Total bank loan outstandings to Non-Banking Financial Company(NBFC) sector were Rs.7,37,198 crore as of January 31,2020 showing a rise of 32.2 per cent on a year-on-year basis.
Collections from customers have declined due to the lockdown, closure of units and job losses.
Almost 60% of NBFC borrowings are from non-bank sources and require continuity in debt servicing.
Debt service is the cash that is required to cover the repayment of interest and principal on a debt for a particular period.
Reserve Bank of India’s (RBI) Move:
The RBI has made available Rs 1 lakh crore through its targeted long-term repo operations (TLTRO) window.
Corporates and government-owned financiers will also be interested in this window.
Only higher rated NBFCs may end up benefiting.

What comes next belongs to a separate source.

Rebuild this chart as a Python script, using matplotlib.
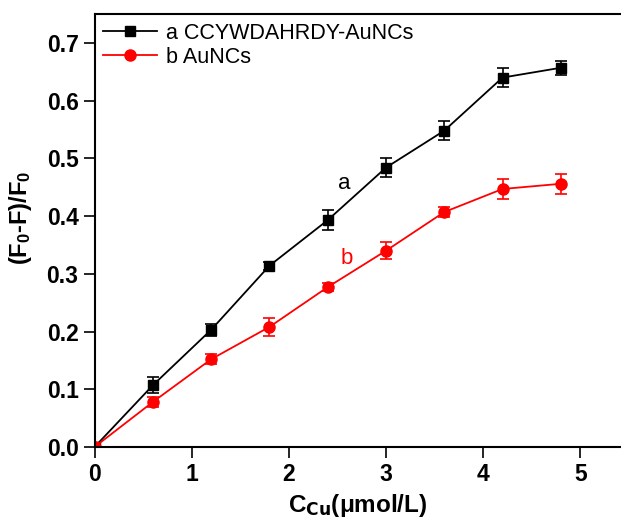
import matplotlib
matplotlib.use("Agg")
import matplotlib.pyplot as plt
from matplotlib.lines import Line2D

conc = [0, 0.6, 1.2, 1.8, 2.4, 3.0, 3.6, 4.2, 4.8]
a_vals = [0, 0.107, 0.203, 0.314, 0.393, 0.484, 0.548, 0.640, 0.657]
a_err = [0, 0.014, 0.010, 0.007, 0.017, 0.017, 0.017, 0.017, 0.012]
b_vals = [0, 0.078, 0.152, 0.208, 0.277, 0.340, 0.407, 0.447, 0.456]
b_err = [0, 0.008, 0.009, 0.015, 0.007, 0.015, 0.009, 0.018, 0.017]
xticks = [0, 1, 2, 3, 4, 5]
yticks = [0.0, 0.1, 0.2, 0.3, 0.4, 0.5, 0.6, 0.7]
labels = ['a CCYWDAHRDY-AuNCs', 'b AuNCs']

plt.rcParams['font.family'] = ['Liberation Sans', 'DejaVu Sans']
plt.rcParams['mathtext.default'] = 'regular'

fig = plt.figure(figsize=(6.21, 5.22), dpi=100)
ax = fig.add_axes([0.1523, 0.1437, 0.8477, 0.8293])

ax.errorbar(conc, a_vals, yerr=a_err, color='black', marker='s', markersize=7,
            linewidth=1.3, capsize=4, elinewidth=1.2, capthick=1.2)
ax.errorbar(conc, b_vals, yerr=b_err, color='red', marker='o', markersize=8,
            linewidth=1.3, capsize=4, elinewidth=1.2, capthick=1.2)

ax.text(2.57, 0.457, 'a', color='black', fontsize=16, ha='center', va='center')
ax.text(2.6, 0.326, 'b', color='red', fontsize=16, ha='center', va='center')

ax.set_xlim(0, 5.42)
ax.set_ylim(0, 0.75)
ax.set_xticks(xticks)
ax.set_yticks(yticks)
ax.set_yticklabels([f'{v:.1f}' for v in yticks])
ax.tick_params(direction='out', length=8, width=1.2, labelsize=16.5)
for lab in ax.get_xticklabels() + ax.get_yticklabels():
    lab.set_fontweight('bold')
ax.spines['right'].set_visible(False)
for s in ['left', 'bottom', 'top']:
    ax.spines[s].set_linewidth(1.5)

ax.set_xlabel(r'$C_{\mathbf{Cu}}$(μmol/L)', fontsize=17.5, labelpad=4, fontweight='bold')
ax.set_ylabel(r'$(F_{0}$-$F)/F_{0}$', fontsize=17, fontweight='bold')
ax.yaxis.set_label_coords(-0.115, 0.53)

handles = [Line2D([], [], color='black', marker='s', markersize=7, linewidth=1.3),
           Line2D([], [], color='red', marker='o', markersize=8, linewidth=1.3)]
ax.legend(handles, labels, loc='upper left', frameon=False, fontsize=15.5,
          handlelength=2.5, borderaxespad=0.1, handletextpad=0.4,
          labelspacing=0.15, borderpad=0.3)

fig.savefig('out.png', dpi=100)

Industry chamber Assocham has proposed a special liquidity window for NBFCs, but the RBI has not shown any inclination so far.
Meal Scheme Hit Due to Lockdown
Due to Covid-19 lockdown, implementation of the Integrated Child Development Services (ICDS) is affected in large pockets across Maharashtra.
Key Points :-
Anganwadis are closed due to lockdown and the delivery of Hot Cooked Meals (HCM) has completely halted in some pockets.
In some areas of the State, beneficiaries are beginning to receive grocery supplies instead of Hot Cooked Meals (HCM). However, there are wide complaints of inadequate supplies.
Even, the districts where malnutrition is a recurring problem haven’t received the grocery material.
On 31st March, 2020, ICDS Commissionerate ordered that the HCM be replaced by grocery packages.
Where the material (grocery packages) has arrived there are multiple operational problems.
In many villages it’s not possible to go door-to-door, houses are far apart.
It is being said that the government is not providing any additional funds for gloves and masks.
Beneficiaries are gathering at the anganwadi, which is hampering social distancing.
Another dilemma is that the grocery packages will most certainly be consumed by the entire household. Women who are pregnant or lactating, could benefit the least as they’re generally the last to eat.
India-Pak Tension Amidst Covid-19
Recently, India has said that the degree of seriousness of each South Asian Association for Regional Cooperation (SAARC) member-nation in collectively fighting the Covid-19pandemic can be gauged by their behaviour.
The statement is in clear reference to Pakistan’s opposition to India’s leadership in dealing with the crisis in the region.
Pakistan has pledged to contribute $3 million to SAARC Covid-19 Emergency Fund.
Pakistan has also demanded that any initiative to deal with the situation must be brought under SAARC’s framework and utilised in accordance with the SAARC charter.
Pakistan also boycotted a video conference of trade officials of the SAARC members.
It has said that these initiatives would only be effective if these are headed by the group’s secretariat and not by India.
India has maintained that such initiatives (formation of emergency fund) are taken under extraordinary circumstances which are focused on jointly fighting an issue or problem without the limitations of procedural formalities.
Each member nation has the right to decide on the timing, manner and implementation of their SAARC Covid-19 Emergency Fund commitments.
India has taken the lead role in taking preventive measures against the novel coronavirus crisis in the region.
In March, India proposed an Covid-19 Emergency Fund in the video conference of SAARC members on forming a joint strategy to fight Covid-19.
The Fund would be based on a voluntary contribution from all SAARC members.
Indian Prime Minister contributed $10 million to the fund.
Following Indian lead ,subsequently, Nepal and Afghanistan ($1 million each), Maldives ($200,000), Bhutan ($100,000), Bangladesh ($1.5 million) and Sri Lanka ($5 million) also pledged to contribute to the fund.
The fund is used to meet the cost of immediate actions by any member and will be coordinated through foreign secretaries and embassies of the member countries.
India has also extended assistance in materials and services to Afghanistan, Bangladesh, Bhutan, the Maldives (Operation Sanjeevani), Nepal and Sri Lanka keeping in mind their early commitments to the fund and serious behaviour.